As I explained above, your credit score is an important tool in getting out of debt as quickly as possible. Don’t believe me? Check out these statistics from myfico.com for individuals with a FICO score of 660 (fair credit) versus 760 (excellent credit):
- Mortgage: The average interest on a home loan today is about 4.766% for excellent credit, but 5.379% for fair credit.
- Car Loan: With a credit score of 760, you can expect a car loan interest rate of about 6.3%. With a score of 660, the rate increases to about 9.8%.
- Home Equity: Excellent credit can expect a rate of around 8% or lower, while fair credit borrowers will pay as much as 11% or higher.
As you can see, your credit score matters!
#2 Get Your Free Credit Report!
The starting point is to get your FREE CREDIT REPORT and check it for errors.

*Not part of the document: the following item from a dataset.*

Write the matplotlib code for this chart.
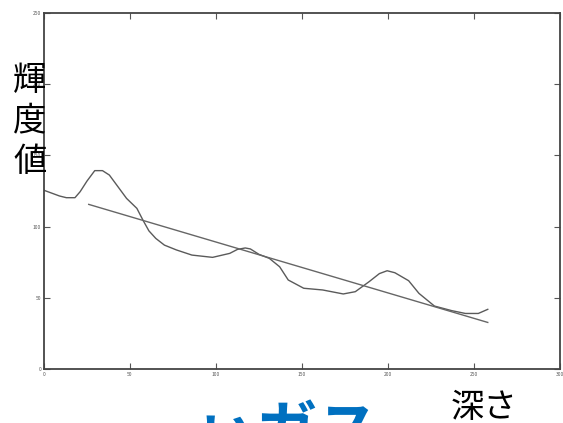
import matplotlib
matplotlib.use("Agg")
import matplotlib.pyplot as plt

plt.rcParams['font.family'] = ['Noto Sans CJK JP', 'DejaVu Sans']

# luminance profile (depth vs brightness)
depth = [0, 9, 13, 18, 21, 25, 29.5, 34, 38, 43, 48, 54, 57.5, 61, 65, 70, 77, 86, 98,
         108, 112.5, 117, 120, 125, 131, 137, 142, 151, 162, 174, 181, 189, 195, 199.5,
         204, 212, 218, 227, 237, 245, 252.5, 258]
lum = [125.5, 121.5, 120.3, 120.3, 124.5, 132, 139.3, 139.3, 136.2, 128, 119.8, 112.8,
       104.6, 97, 91.7, 87, 83.6, 80, 78.4, 81.2, 84, 85, 84.3, 80.5, 77.7, 71.8, 62.5,
       56.7, 55.5, 52.7, 54.3, 61.3, 67, 69, 67.6, 62, 53.1, 44.2, 41, 39, 39, 41.9]

# fitted trend line
fit_x = [26, 258]
fit_y = [115.6, 32.7]

xticks = [0, 50, 100, 150, 200, 250, 300]
yticks = [0, 50, 100, 150, 200, 250]

fig = plt.figure(figsize=(5.63, 4.23), dpi=100)
ax = fig.add_axes([44 / 563, 1 - 369 / 423, 516 / 563, 356 / 423])
ax.plot(depth, lum, color='#5a5a5a', lw=1.0)
ax.plot(fit_x, fit_y, color='#666666', lw=1.0)
ax.set_xlim(0, 300)
ax.set_ylim(0, 250)
ax.set_xticks(xticks)
ax.set_yticks(yticks)
ax.set_xticklabels([str(v) for v in xticks])
ax.set_yticklabels([str(v) for v in yticks])
ax.tick_params(direction='in', length=4, width=0.8, colors='#555555',
               labelsize=3.5, top=True, right=True, pad=2)
for s in ax.spines.values():
    s.set_color('#444444')
    s.set_linewidth(1.3)

# vertical axis label
fig.text(30 / 563, 1 - 121 / 423, "輝\n度\n値", fontsize=24, ha='center',
         va='center', color='black', linespacing=1.22, multialignment='center')
# horizontal axis label
fig.text(484 / 563, 1 - 407 / 423, "深さ", fontsize=24, ha='center', va='center',
         color='black')
# cut-off blue caption
fig.text(287 / 563, 1 - 403 / 423, "ぃガス", fontsize=44, ha='center', va='top',
         color='#0070C0', fontweight='bold')

fig.savefig("out.png", dpi=100)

#3 Get Your Free Credit Score!
Next you should get your FREEE CREDIT SCORE. You can get this from annualcreditreport.com., but you will have to pay for it.
#4 Pay Your Bills On Time!
There are a number of factors that go into a credit score, but one of the most important is paying your credit bills on time. (such as credit cards, mortgage, and car payments) Do whatever is necessary not to forget a payment, and make sure you make the payment far enough in advance of the due date so that there is no chance it will be late.
#5 Don't Close Credit Accounts!
As a general rule, don’t close credit card and other revolving accounts. One of the factors in determining credit score is the amount of debt you have in comparison to the amount of available credit. The greater the available credit, the better. You can always cut up some of your cards if you don’t want to risk using them, but don’t cancel them.